### Required task
Exactly repeat the material, dropping only the pictures.

### Given material
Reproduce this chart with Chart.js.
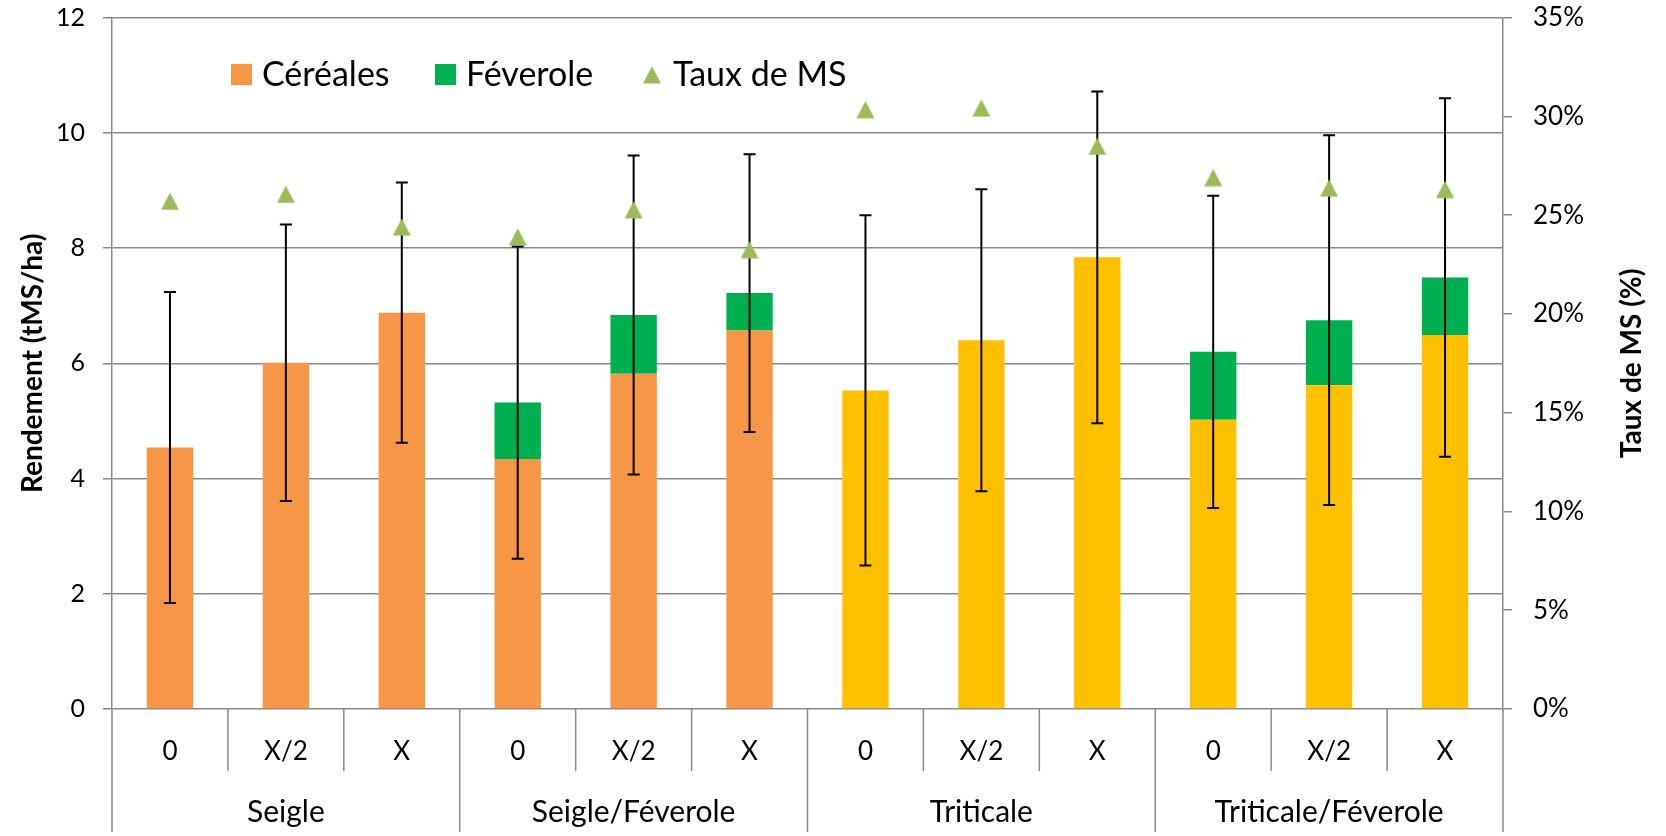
<!DOCTYPE html>
<html>
<head>
<meta charset="utf-8">
<script src="https://cdn.jsdelivr.net/npm/chart.js@4.4.0/dist/chart.umd.min.js"></script>
<style>
  html, body { margin: 0; padding: 0; background: #fff; }
  #wrap { width: 1666px; height: 836px; }
</style>
</head>
<body>
<div id="wrap"><canvas id="myChart"></canvas></div>
<script>
// categories
const groups = ['Seigle', 'Seigle/Féverole', 'Triticale', 'Triticale/Féverole'];
const doses = ['0', 'X/2', 'X'];

// rendement (tMS/ha), stacked
const cereales = [4.54, 6.01, 6.88, 4.34, 5.82, 6.57, 5.53, 6.40, 7.84, 5.02, 5.62, 6.49];
const feverole = [null, null, null, 0.98, 1.02, 0.65, null, null, null, 1.18, 1.13, 1.00];
// error bar half-length on the total
const ecartType = [2.70, 2.40, 2.26, 2.71, 2.77, 2.41, 3.04, 2.62, 2.88, 2.71, 3.21, 3.11];
// taux de MS (%)
const tauxMS = [25.7, 26.05, 24.4, 23.9, 25.27, 23.25, 30.34, 30.42, 28.48, 26.9, 26.37, 26.3];

const groupColors = ['#F79646', '#F79646', '#FFC000', '#FFC000'];
const GREEN = '#00B050';
const TRI = '#9BBB59';
const GRID = '#898989';

const labels = [];
const cerealColors = [];
groups.forEach((g, gi) => doses.forEach(d => {
    labels.push(d);
    cerealColors.push(groupColors[gi]);
}));

Chart.defaults.font.family = 'Lato, "Open Sans", sans-serif';
Chart.defaults.color = '#000';

// triangle marker like excel's
const tri = document.createElement('canvas');
tri.width = 18;
tri.height = 18;
const tctx = tri.getContext('2d');
tctx.fillStyle = TRI;
tctx.beginPath();
tctx.moveTo(9, 0.3);
tctx.lineTo(18, 17.6);
tctx.lineTo(0, 17.6);
tctx.closePath();
tctx.fill();

const errorBars = {
    id: 'errorBars',
    beforeDatasetDraw(chart, args) {
        if (args.index !== 0) return;
        const {ctx} = chart;
        const xs = chart.scales.x, ys = chart.scales.y;
        ctx.save();
        ctx.strokeStyle = '#000';
        ctx.lineWidth = 2;
        for (let i = 0; i < labels.length; i++) {
            const total = cereales[i] + (feverole[i] || 0);
            const x = xs.getPixelForValue(i);
            const yt = ys.getPixelForValue(total + ecartType[i]);
            const yb = ys.getPixelForValue(total - ecartType[i]);
            ctx.beginPath();
            ctx.moveTo(x, yt); ctx.lineTo(x, yb);
            ctx.moveTo(x - 6, yt); ctx.lineTo(x + 6, yt);
            ctx.moveTo(x - 6, yb); ctx.lineTo(x + 6, yb);
            ctx.stroke();
        }
        ctx.restore();
    }
};

const decorations = {
    id: 'decorations',
    afterDraw(chart) {
        const {ctx, chartArea} = chart;
        const xs = chart.scales.x;
        ctx.save();

        // category dividers under the axis
        ctx.strokeStyle = GRID;
        ctx.lineWidth = 1.5;
        const n = labels.length;
        const step = (chartArea.right - chartArea.left) / n;
        for (let k = 0; k <= n; k++) {
            const x = chartArea.left + k * step;
            const long = k % doses.length === 0;
            ctx.beginPath();
            ctx.moveTo(x, chartArea.bottom);
            ctx.lineTo(x, long ? 832 : 771);
            ctx.stroke();
        }

        // group labels
        ctx.fillStyle = '#000';
        ctx.font = '30px Lato';
        ctx.textAlign = 'center';
        ctx.textBaseline = 'alphabetic';
        groups.forEach((g, gi) => {
            const x = (xs.getPixelForValue(gi * 3) + xs.getPixelForValue(gi * 3 + 2)) / 2;
            ctx.fillText(g, x, 822);
        });

        // right axis title, reading upward
        ctx.save();
        ctx.translate(1632, (chartArea.top + chartArea.bottom) / 2);
        ctx.rotate(-Math.PI / 2);
        ctx.font = 'bold 28px Lato';
        ctx.textBaseline = 'middle';
        ctx.fillText('Taux de MS (%)', 0, 0);
        ctx.restore();

        // legend inside the plot
        ctx.textAlign = 'left';
        ctx.font = '34px Lato';
        ctx.fillStyle = groupColors[0];
        ctx.fillRect(231, 64, 21, 21);
        ctx.fillStyle = '#000';
        ctx.fillText('Céréales', 262, 86);
        ctx.fillStyle = GREEN;
        ctx.fillRect(435, 64, 21, 21);
        ctx.fillStyle = '#000';
        ctx.fillText('Féverole', 466, 86);
        ctx.drawImage(tri, 643, 66);
        ctx.fillText('Taux de MS', 673, 86);

        ctx.restore();
    }
};

// keep the plot top where the reference has it
const fitVertical = width => s => {
    s.width = width;
    s.paddingTop = 17.7;
    s.paddingBottom = 0;
};

new Chart(document.getElementById('myChart'), {
    type: 'bar',
    plugins: [errorBars, decorations],
    data: {
        labels: labels,
        datasets: [
            {
                type: 'line',
                label: 'Taux de MS',
                data: tauxMS,
                yAxisID: 'y2',
                showLine: false,
                pointStyle: tri,
                pointRadius: 9,
                pointHoverRadius: 9
            },
            {
                label: 'Céréales',
                data: cereales,
                backgroundColor: cerealColors,
                stack: 'rdt',
                barPercentage: 0.4,
                categoryPercentage: 1
            },
            {
                label: 'Féverole',
                data: feverole,
                backgroundColor: GREEN,
                stack: 'rdt',
                barPercentage: 0.4,
                categoryPercentage: 1
            }
        ]
    },
    options: {
        responsive: true,
        maintainAspectRatio: false,
        animation: false,
        layout: {padding: 0},
        plugins: {
            legend: {display: false},
            tooltip: {enabled: false}
        },
        scales: {
            x: {
                stacked: true,
                grid: {display: false, drawTicks: false},
                border: {display: false},
                ticks: {font: {size: 26}, padding: 27, maxRotation: 0, autoSkip: false},
                afterFit: s => { s.height = 127; }
            },
            y: {
                stacked: true,
                min: 0,
                max: 12,
                ticks: {stepSize: 2, font: {size: 25}, padding: 18},
                grid: {color: GRID, lineWidth: 1.5, tickLength: 9},
                border: {color: GRID, width: 1.5},
                title: {
                    display: true,
                    text: 'Rendement (tMS/ha)',
                    font: {size: 28, weight: 'bold', lineHeight: 1.2},
                    padding: {top: 16, bottom: 0}
                },
                afterFit: fitVertical(112)
            },
            y2: {
                position: 'right',
                min: 0,
                max: 35,
                ticks: {stepSize: 5, font: {size: 26}, padding: 21, callback: v => v + '%'},
                grid: {drawOnChartArea: false, color: GRID, lineWidth: 1.5, tickLength: 9},
                border: {color: GRID, width: 1.5},
                afterFit: fitVertical(163)
            }
        }
    }
});
</script>
</body>
</html>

### Result of this task
Reproduce this chart with Chart.js.
<!DOCTYPE html>
<html>
<head>
<meta charset="utf-8">
<script src="https://cdn.jsdelivr.net/npm/chart.js@4.4.0/dist/chart.umd.min.js"></script>
<style>
  html, body { margin: 0; padding: 0; background: #fff; }
  #wrap { width: 1666px; height: 836px; }
</style>
</head>
<body>
<div id="wrap"><canvas id="myChart"></canvas></div>
<script>
// categories
const groups = ['Seigle', 'Seigle/Féverole', 'Triticale', 'Triticale/Féverole'];
const doses = ['0', 'X/2', 'X'];

// rendement (tMS/ha), stacked
const cereales = [4.54, 6.01, 6.88, 4.34, 5.82, 6.57, 5.53, 6.40, 7.84, 5.02, 5.62, 6.49];
const feverole = [null, null, null, 0.98, 1.02, 0.65, null, null, null, 1.18, 1.13, 1.00];
// error bar half-length on the total
const ecartType = [2.70, 2.40, 2.26, 2.71, 2.77, 2.41, 3.04, 2.62, 2.88, 2.71, 3.21, 3.11];
// taux de MS (%)
const tauxMS = [25.7, 26.05, 24.4, 23.9, 25.27, 23.25, 30.34, 30.42, 28.48, 26.9, 26.37, 26.3];

const groupColors = ['#F79646', '#F79646', '#FFC000', '#FFC000'];
const GREEN = '#00B050';
const TRI = '#9BBB59';
const GRID = '#898989';

const labels = [];
const cerealColors = [];
groups.forEach((g, gi) => doses.forEach(d => {
    labels.push(d);
    cerealColors.push(groupColors[gi]);
}));

Chart.defaults.font.family = 'Lato, "Open Sans", sans-serif';
Chart.defaults.color = '#000';

// triangle marker like excel's
const tri = document.createElement('canvas');
tri.width = 18;
tri.height = 18;
const tctx = tri.getContext('2d');
tctx.fillStyle = TRI;
tctx.beginPath();
tctx.moveTo(9, 0.3);
tctx.lineTo(18, 17.6);
tctx.lineTo(0, 17.6);
tctx.closePath();
tctx.fill();

const errorBars = {
    id: 'errorBars',
    beforeDatasetDraw(chart, args) {
        if (args.index !== 0) return;
        const {ctx} = chart;
        const xs = chart.scales.x, ys = chart.scales.y;
        ctx.save();
        ctx.strokeStyle = '#000';
        ctx.lineWidth = 2;
        for (let i = 0; i < labels.length; i++) {
            const total = cereales[i] + (feverole[i] || 0);
            const x = xs.getPixelForValue(i);
            const yt = ys.getPixelForValue(total + ecartType[i]);
            const yb = ys.getPixelForValue(total - ecartType[i]);
            ctx.beginPath();
            ctx.moveTo(x, yt); ctx.lineTo(x, yb);
            ctx.moveTo(x - 6, yt); ctx.lineTo(x + 6, yt);
            ctx.moveTo(x - 6, yb); ctx.lineTo(x + 6, yb);
            ctx.stroke();
        }
        ctx.restore();
    }
};

const decorations = {
    id: 'decorations',
    afterDraw(chart) {
        const {ctx, chartArea} = chart;
        const xs = chart.scales.x;
        ctx.save();

        // category dividers under the axis
        ctx.strokeStyle = GRID;
        ctx.lineWidth = 1.5;
        const n = labels.length;
        const step = (chartArea.right - chartArea.left) / n;
        for (let k = 0; k <= n; k++) {
            const x = chartArea.left + k * step;
            const long = k % doses.length === 0;
            ctx.beginPath();
            ctx.moveTo(x, chartArea.bottom);
            ctx.lineTo(x, long ? 832 : 771);
            ctx.stroke();
        }

        // group labels
        ctx.fillStyle = '#000';
        ctx.font = '30px Lato';
        ctx.textAlign = 'center';
        ctx.textBaseline = 'alphabetic';
        groups.forEach((g, gi) => {
            const x = (xs.getPixelForValue(gi * 3) + xs.getPixelForValue(gi * 3 + 2)) / 2;
            ctx.fillText(g, x, 822);
        });

        // right axis title, reading upward
        ctx.save();
        ctx.translate(1632, (chartArea.top + chartArea.bottom) / 2);
        ctx.rotate(-Math.PI / 2);
        ctx.font = 'bold 28px Lato';
        ctx.textBaseline = 'middle';
        ctx.fillText('Taux de MS (%)', 0, 0);
        ctx.restore();

        // legend inside the plot
        ctx.textAlign = 'left';
        ctx.font = '34px Lato';
        ctx.fillStyle = groupColors[0];
        ctx.fillRect(231, 64, 21, 21);
        ctx.fillStyle = '#000';
        ctx.fillText('Céréales', 262, 86);
        ctx.fillStyle = GREEN;
        ctx.fillRect(435, 64, 21, 21);
        ctx.fillStyle = '#000';
        ctx.fillText('Féverole', 466, 86);
        ctx.drawImage(tri, 643, 66);
        ctx.fillText('Taux de MS', 673, 86);

        ctx.restore();
    }
};

// keep the plot top where the reference has it
const fitVertical = width => s => {
    s.width = width;
    s.paddingTop = 17.7;
    s.paddingBottom = 0;
};

new Chart(document.getElementById('myChart'), {
    type: 'bar',
    plugins: [errorBars, decorations],
    data: {
        labels: labels,
        datasets: [
            {
                type: 'line',
                label: 'Taux de MS',
                data: tauxMS,
                yAxisID: 'y2',
                showLine: false,
                pointStyle: tri,
                pointRadius: 9,
                pointHoverRadius: 9
            },
            {
                label: 'Céréales',
                data: cereales,
                backgroundColor: cerealColors,
                stack: 'rdt',
                barPercentage: 0.4,
                categoryPercentage: 1
            },
            {
                label: 'Féverole',
                data: feverole,
                backgroundColor: GREEN,
                stack: 'rdt',
                barPercentage: 0.4,
                categoryPercentage: 1
            }
        ]
    },
    options: {
        responsive: true,
        maintainAspectRatio: false,
        animation: false,
        layout: {padding: 0},
        plugins: {
            legend: {display: false},
            tooltip: {enabled: false}
        },
        scales: {
            x: {
                stacked: true,
                grid: {display: false, drawTicks: false},
                border: {display: false},
                ticks: {font: {size: 26}, padding: 27, maxRotation: 0, autoSkip: false},
                afterFit: s => { s.height = 127; }
            },
            y: {
                stacked: true,
                min: 0,
                max: 12,
                ticks: {stepSize: 2, font: {size: 25}, padding: 18},
                grid: {color: GRID, lineWidth: 1.5, tickLength: 9},
                border: {color: GRID, width: 1.5},
                title: {
                    display: true,
                    text: 'Rendement (tMS/ha)',
                    font: {size: 28, weight: 'bold', lineHeight: 1.2},
                    padding: {top: 16, bottom: 0}
                },
                afterFit: fitVertical(112)
            },
            y2: {
                position: 'right',
                min: 0,
                max: 35,
                ticks: {stepSize: 5, font: {size: 26}, padding: 21, callback: v => v + '%'},
                grid: {drawOnChartArea: false, color: GRID, lineWidth: 1.5, tickLength: 9},
                border: {color: GRID, width: 1.5},
                afterFit: fitVertical(163)
            }
        }
    }
});
</script>
</body>
</html>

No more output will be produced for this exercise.